Kingdom rediscovering that timeless art of 'a Kerry finish'
Kerry and Tyrone players, mentors and followers are engaged in a year-long contest of wills which is now at the halfway stage.
Since last year's All-Ireland victory by Tyrone over The Kingdom, the decks are being cleared for the grand finale which most GAA fans expect to happen in August or September when these two teams meet again in the closing stages of the championship.
It is in that context that we must observe carefully the demeanour and overall approach of each county as they trundle their way through their seven ordinary league games as Round 6 has been reached.
Kerry's football ethos, splendidly burnished by 35 All-Irelands, has been severely dented by two recent All-Ireland defeats under two different managers. Half-hearted excuses by some Kerry fans cut little ice with the public who realised that, in reality, Tyrone fully deserved their Sam Maguire successes.
So the onus for improving the situation and trying to avenge these losses to Tyrone rests mainly with Kerry and their restored manager Jack O'Connor. And they have gone about their league business in a very methodical way with critical victories over Tyrone and Derry in particular when they had very strong teams on duty and more methodical wins over Mayo, Westmeath and Donegal with weaker lineouts.
Tyrone, under Mickey Harte, seemed to have a different attitude to the league which indicated that winning all NFL games was not a matter of great urgency but a handful of games did require special attention to be paid.
These included the glamour Croke Park game in January which Tyrone duly won with most of the big stars on duty, another high-profile game with Kerry in Omagh which ended in defeat but one not significant enough to cause serious collateral damage and most recently the game with Derry on Saturday.
This was a very significant game and result. Derry have been very impressive in this league under new manager Damien Cassidy -- who seemed to be altering the Derry style into a more fast-moving way of playing with less emphasis on the physical power of most Derry teams in recent years. But Tyrone never like losing to Derry in good or bad times, because of the ferocious rivalry between the counties, and therefore Saturday's game was sure to be a major test for both sides.
That's how it turned out to be in a game of swaying fortunes and a tense enough atmosphere to justify comparisons with a championship encounter.
The result showed what makes this Tyrone team so special at the present time -- they are the best team in the country at knowing when to go for the jugular and crush opponents in the final five or 10 minutes. They did this in style on Saturday when they rattled over four unanswered points in the final eight minutes to leave them with the unlikely winning margin of three points despite an otherwise close contest which meant the teams were level at least six times. This is how Tyrone crushed Kerry in a few minutes of the 2008 final and also how they dismantled Dublin in the big league game in Croke Park in January.

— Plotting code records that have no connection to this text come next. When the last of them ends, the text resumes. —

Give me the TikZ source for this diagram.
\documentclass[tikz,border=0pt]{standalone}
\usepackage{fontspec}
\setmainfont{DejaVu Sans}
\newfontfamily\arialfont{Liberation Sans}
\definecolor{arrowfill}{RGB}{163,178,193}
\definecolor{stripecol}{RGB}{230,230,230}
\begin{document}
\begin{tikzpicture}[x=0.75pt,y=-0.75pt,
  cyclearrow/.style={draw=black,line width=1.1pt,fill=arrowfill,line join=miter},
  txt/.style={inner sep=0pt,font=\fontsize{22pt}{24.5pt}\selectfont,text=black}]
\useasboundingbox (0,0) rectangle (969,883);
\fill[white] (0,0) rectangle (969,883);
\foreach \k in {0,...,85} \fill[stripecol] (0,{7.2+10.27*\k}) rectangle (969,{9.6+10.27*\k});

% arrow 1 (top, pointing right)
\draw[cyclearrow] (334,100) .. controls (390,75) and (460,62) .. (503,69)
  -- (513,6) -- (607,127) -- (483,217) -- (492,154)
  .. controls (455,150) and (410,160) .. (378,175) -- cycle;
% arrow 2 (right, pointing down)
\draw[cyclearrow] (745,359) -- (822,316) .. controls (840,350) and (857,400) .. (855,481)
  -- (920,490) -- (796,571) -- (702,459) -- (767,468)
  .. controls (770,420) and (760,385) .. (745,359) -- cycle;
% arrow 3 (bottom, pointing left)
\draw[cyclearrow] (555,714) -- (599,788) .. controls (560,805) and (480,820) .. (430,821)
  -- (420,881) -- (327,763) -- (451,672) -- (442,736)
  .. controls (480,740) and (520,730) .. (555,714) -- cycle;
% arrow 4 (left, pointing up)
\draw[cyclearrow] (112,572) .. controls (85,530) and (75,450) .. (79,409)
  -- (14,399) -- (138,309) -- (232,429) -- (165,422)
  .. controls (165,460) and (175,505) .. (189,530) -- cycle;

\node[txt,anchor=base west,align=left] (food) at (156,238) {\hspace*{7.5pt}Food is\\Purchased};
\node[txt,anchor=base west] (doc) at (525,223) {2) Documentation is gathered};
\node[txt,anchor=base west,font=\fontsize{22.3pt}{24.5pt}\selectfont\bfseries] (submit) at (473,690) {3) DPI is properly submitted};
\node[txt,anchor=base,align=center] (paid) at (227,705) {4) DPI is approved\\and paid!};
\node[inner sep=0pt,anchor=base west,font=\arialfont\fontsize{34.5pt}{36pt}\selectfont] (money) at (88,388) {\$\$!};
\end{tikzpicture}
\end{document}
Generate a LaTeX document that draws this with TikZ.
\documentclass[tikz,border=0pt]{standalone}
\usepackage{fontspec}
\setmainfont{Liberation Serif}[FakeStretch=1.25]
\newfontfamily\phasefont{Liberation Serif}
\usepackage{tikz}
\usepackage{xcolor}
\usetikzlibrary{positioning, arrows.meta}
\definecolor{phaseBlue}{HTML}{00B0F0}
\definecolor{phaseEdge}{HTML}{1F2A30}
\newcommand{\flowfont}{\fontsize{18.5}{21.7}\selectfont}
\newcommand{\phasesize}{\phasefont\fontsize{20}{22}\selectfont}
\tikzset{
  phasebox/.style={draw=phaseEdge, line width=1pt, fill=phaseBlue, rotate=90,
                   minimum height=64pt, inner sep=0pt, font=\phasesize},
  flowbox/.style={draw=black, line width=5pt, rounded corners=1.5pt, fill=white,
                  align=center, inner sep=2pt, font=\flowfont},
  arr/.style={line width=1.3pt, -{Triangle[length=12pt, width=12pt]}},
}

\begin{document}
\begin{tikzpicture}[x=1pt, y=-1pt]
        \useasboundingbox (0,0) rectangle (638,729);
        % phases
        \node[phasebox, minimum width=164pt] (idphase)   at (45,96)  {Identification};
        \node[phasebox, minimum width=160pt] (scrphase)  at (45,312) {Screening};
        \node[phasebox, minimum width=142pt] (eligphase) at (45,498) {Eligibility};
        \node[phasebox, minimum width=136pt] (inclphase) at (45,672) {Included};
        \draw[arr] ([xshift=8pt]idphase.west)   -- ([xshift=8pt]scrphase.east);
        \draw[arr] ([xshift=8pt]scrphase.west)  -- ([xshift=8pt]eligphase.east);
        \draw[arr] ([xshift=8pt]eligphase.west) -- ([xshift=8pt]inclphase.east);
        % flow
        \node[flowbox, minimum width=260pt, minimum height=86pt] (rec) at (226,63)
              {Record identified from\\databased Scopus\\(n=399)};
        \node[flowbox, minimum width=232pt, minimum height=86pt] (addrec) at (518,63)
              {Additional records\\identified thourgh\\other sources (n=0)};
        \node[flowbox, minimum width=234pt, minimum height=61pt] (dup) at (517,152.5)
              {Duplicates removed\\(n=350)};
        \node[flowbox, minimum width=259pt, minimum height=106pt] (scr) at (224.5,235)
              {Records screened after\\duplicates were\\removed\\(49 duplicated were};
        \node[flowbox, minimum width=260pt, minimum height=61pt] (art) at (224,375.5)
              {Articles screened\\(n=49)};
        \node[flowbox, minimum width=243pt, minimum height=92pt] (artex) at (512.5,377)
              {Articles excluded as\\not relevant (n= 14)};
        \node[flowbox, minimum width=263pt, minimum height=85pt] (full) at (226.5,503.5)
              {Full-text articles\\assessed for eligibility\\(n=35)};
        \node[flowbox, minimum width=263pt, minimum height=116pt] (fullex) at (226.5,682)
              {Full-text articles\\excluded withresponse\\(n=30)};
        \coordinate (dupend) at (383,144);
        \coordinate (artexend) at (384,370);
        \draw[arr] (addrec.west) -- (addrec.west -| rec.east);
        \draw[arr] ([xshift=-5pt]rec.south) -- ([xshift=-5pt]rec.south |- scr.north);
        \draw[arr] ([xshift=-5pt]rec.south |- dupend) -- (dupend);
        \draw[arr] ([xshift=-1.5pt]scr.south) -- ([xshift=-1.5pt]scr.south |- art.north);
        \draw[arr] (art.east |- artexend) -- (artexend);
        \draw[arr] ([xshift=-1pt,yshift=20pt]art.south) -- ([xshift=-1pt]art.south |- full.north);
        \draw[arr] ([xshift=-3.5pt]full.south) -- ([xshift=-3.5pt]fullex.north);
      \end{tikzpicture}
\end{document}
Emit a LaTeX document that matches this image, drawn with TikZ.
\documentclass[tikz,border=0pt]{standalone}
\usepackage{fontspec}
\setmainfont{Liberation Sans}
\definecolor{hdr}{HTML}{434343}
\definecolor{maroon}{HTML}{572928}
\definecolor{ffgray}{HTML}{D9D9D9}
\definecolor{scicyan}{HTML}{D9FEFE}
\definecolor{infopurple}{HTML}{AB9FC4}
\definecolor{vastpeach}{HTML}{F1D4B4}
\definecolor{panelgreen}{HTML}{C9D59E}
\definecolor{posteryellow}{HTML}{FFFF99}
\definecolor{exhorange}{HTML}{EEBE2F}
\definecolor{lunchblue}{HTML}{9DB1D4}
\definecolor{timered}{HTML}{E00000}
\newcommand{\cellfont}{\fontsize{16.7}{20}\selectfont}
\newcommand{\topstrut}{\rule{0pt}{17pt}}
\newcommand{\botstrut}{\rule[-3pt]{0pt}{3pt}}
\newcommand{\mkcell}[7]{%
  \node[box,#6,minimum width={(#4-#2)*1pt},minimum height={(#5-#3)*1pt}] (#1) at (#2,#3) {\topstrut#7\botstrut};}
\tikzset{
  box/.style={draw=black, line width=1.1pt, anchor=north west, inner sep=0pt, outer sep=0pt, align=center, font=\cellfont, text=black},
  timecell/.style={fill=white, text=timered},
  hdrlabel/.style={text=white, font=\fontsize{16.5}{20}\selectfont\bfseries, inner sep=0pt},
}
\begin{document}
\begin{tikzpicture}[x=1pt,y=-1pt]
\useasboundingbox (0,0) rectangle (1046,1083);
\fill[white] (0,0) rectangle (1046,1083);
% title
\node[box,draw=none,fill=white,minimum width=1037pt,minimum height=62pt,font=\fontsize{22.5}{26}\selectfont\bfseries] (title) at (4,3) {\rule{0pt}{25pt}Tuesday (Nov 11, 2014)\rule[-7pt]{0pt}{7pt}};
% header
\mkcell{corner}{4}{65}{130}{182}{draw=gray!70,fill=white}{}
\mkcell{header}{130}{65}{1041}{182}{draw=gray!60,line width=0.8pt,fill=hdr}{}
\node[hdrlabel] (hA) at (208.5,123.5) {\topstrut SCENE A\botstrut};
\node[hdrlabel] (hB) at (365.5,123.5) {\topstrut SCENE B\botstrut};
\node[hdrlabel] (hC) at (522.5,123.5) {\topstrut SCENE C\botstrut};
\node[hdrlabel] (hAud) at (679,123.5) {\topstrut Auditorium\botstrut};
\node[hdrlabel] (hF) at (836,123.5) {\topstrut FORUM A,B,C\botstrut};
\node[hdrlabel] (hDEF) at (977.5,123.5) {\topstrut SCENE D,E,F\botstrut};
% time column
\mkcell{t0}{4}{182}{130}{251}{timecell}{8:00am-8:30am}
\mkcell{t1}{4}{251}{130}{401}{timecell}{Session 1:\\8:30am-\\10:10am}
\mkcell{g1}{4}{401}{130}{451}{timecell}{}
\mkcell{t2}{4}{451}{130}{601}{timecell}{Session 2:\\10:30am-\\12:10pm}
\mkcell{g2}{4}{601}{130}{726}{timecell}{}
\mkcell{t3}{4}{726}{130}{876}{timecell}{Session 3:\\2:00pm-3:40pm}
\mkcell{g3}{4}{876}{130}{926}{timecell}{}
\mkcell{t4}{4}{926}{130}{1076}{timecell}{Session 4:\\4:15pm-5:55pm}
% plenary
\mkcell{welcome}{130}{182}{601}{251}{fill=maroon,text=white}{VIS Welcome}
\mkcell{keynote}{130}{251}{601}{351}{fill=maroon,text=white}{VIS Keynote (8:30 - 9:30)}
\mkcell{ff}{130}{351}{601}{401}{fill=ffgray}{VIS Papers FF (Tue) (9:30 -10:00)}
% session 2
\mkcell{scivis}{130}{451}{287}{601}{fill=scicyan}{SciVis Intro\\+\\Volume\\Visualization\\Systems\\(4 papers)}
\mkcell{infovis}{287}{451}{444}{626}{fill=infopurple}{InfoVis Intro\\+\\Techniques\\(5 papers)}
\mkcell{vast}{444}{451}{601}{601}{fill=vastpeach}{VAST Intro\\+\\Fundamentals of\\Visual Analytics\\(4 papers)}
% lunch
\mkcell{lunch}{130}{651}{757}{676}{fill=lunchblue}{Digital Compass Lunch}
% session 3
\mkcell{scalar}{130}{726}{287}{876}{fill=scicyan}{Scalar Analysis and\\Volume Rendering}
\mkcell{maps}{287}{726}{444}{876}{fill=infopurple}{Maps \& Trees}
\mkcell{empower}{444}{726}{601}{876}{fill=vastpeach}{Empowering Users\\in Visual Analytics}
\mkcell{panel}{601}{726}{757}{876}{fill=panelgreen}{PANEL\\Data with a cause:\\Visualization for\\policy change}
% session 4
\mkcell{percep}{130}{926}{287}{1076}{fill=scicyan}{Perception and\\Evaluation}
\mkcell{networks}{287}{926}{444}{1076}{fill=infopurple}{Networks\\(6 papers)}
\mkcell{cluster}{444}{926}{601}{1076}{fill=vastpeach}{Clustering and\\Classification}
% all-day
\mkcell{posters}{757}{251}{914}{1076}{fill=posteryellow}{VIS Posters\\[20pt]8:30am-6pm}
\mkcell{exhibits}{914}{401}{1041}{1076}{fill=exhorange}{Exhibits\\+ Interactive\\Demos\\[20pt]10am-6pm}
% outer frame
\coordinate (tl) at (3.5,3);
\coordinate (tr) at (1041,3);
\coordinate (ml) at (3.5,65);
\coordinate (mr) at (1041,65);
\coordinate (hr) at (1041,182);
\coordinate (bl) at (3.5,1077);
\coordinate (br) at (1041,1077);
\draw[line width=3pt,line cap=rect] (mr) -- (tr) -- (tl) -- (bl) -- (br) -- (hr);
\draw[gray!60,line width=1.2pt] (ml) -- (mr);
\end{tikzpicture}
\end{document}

Tyrone have mastered the art of winning games when they really need to and that is more important than being called the best team in the country or having the best individual players. These things are worthless if, as a group, as the game approaches the end they do not have the capacity to take control and destroy opponents. All great teams in any sport have that capacity -- as the Welsh rugby team learned recently.
For decades that was the outstanding quality of Kerry football teams and the term 'a Kerry finish' became legendary because of the number of times they snatched victory as a result of high-powered play in the final 10 minutes of a major game. In All-Ireland finals against Tyrone and Armagh in this decade and Down in 1961 and '68, Kerry failed to live up to that 'Kerry finish' label.
Saturday's game may have been fairly low-profile, yet victory was very important for Tyrone, and this game showed the capacity they have to get a job done in decisive manner.
This result was a substantial setback for Derry because they were totally unable to counteract the basic components of this Tyrone team, most notably their packing of the defence to frustrate opponents. Mind you, the fact that Paddy Bradley was the only real scoring threat to Derry made the Tyrone backline's job fairly easy.
Kerry had already qualified for the league final when they arrived in Parnell Park yesterday. Maybe that explained their lethargic display in the first half against Dublin. The latter, of course, are in dire straits for league points and, in fairness to them, they did avail of the Kerry slackness to build a very strong performance, their best of the league to date.
However, as soon as Dublin plug one or two holes in their team as they did yesterday with the arrival of Mark Davoren and the excellent performance at midfield of Ross McConnell, another problem seems to surface.
Yesterday, it was that most dominant failing of recent years when, once again, Dublin somehow failed to win a game that they looked to have in their complete grasp when leading by six clear points with 15 minutes to play. Kerry had a rake of subs on at that stage -- with every line of the team altered -- but it was they who came storming back with great help from Mike Quirke, the midfield sub, and scored 1-3 in the closing stages to justify their tradition as providing a 'Kerry finish.'
Like Tyrone, Kerry showed how to play their best football at the right time in the game, whereas Dublin seemed unable to give themselves the extra impetus they need to close the deal. This is a failing they simply have to address before the summer.